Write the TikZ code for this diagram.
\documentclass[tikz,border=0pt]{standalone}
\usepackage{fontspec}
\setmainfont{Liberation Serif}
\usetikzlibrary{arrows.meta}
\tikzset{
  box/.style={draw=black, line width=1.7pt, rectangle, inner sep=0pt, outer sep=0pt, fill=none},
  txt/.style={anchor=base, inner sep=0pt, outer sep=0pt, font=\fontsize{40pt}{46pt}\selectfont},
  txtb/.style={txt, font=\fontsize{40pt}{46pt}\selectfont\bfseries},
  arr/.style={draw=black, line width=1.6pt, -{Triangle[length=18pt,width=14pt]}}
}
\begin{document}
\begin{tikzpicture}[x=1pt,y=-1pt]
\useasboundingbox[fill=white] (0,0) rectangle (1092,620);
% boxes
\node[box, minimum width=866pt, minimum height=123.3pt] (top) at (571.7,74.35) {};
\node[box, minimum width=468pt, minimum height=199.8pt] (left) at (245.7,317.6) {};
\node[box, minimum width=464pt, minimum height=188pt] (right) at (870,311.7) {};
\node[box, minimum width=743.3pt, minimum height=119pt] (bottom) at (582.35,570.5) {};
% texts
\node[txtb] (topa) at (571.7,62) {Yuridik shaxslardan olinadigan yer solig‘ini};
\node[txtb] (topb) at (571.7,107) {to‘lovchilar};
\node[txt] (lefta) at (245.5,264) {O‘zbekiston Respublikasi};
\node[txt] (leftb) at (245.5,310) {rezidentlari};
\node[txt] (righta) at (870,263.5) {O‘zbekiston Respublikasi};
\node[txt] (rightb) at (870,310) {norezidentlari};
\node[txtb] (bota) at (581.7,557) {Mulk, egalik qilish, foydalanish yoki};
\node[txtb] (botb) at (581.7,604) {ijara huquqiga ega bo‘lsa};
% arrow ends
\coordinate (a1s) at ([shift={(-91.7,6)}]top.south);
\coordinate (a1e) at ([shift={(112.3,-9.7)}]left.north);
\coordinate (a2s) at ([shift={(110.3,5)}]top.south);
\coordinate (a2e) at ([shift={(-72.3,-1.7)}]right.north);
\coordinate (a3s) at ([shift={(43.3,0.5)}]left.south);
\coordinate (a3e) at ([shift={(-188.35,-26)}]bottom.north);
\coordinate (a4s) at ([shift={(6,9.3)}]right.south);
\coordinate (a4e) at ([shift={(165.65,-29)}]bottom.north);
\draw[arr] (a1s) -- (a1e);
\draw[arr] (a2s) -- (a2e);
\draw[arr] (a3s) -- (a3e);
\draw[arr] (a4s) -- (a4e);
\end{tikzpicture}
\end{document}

Instructions to follow :: Output all of the data above without any alteration.

Reply to the task ::
Write the TikZ code for this diagram.
\documentclass[tikz,border=0pt]{standalone}
\usepackage{fontspec}
\setmainfont{Liberation Serif}
\usetikzlibrary{arrows.meta}
\tikzset{
  box/.style={draw=black, line width=1.7pt, rectangle, inner sep=0pt, outer sep=0pt, fill=none},
  txt/.style={anchor=base, inner sep=0pt, outer sep=0pt, font=\fontsize{40pt}{46pt}\selectfont},
  txtb/.style={txt, font=\fontsize{40pt}{46pt}\selectfont\bfseries},
  arr/.style={draw=black, line width=1.6pt, -{Triangle[length=18pt,width=14pt]}}
}
\begin{document}
\begin{tikzpicture}[x=1pt,y=-1pt]
\useasboundingbox[fill=white] (0,0) rectangle (1092,620);
% boxes
\node[box, minimum width=866pt, minimum height=123.3pt] (top) at (571.7,74.35) {};
\node[box, minimum width=468pt, minimum height=199.8pt] (left) at (245.7,317.6) {};
\node[box, minimum width=464pt, minimum height=188pt] (right) at (870,311.7) {};
\node[box, minimum width=743.3pt, minimum height=119pt] (bottom) at (582.35,570.5) {};
% texts
\node[txtb] (topa) at (571.7,62) {Yuridik shaxslardan olinadigan yer solig‘ini};
\node[txtb] (topb) at (571.7,107) {to‘lovchilar};
\node[txt] (lefta) at (245.5,264) {O‘zbekiston Respublikasi};
\node[txt] (leftb) at (245.5,310) {rezidentlari};
\node[txt] (righta) at (870,263.5) {O‘zbekiston Respublikasi};
\node[txt] (rightb) at (870,310) {norezidentlari};
\node[txtb] (bota) at (581.7,557) {Mulk, egalik qilish, foydalanish yoki};
\node[txtb] (botb) at (581.7,604) {ijara huquqiga ega bo‘lsa};
% arrow ends
\coordinate (a1s) at ([shift={(-91.7,6)}]top.south);
\coordinate (a1e) at ([shift={(112.3,-9.7)}]left.north);
\coordinate (a2s) at ([shift={(110.3,5)}]top.south);
\coordinate (a2e) at ([shift={(-72.3,-1.7)}]right.north);
\coordinate (a3s) at ([shift={(43.3,0.5)}]left.south);
\coordinate (a3e) at ([shift={(-188.35,-26)}]bottom.north);
\coordinate (a4s) at ([shift={(6,9.3)}]right.south);
\coordinate (a4e) at ([shift={(165.65,-29)}]bottom.north);
\draw[arr] (a1s) -- (a1e);
\draw[arr] (a2s) -- (a2e);
\draw[arr] (a3s) -- (a3e);
\draw[arr] (a4s) -- (a4e);
\end{tikzpicture}
\end{document}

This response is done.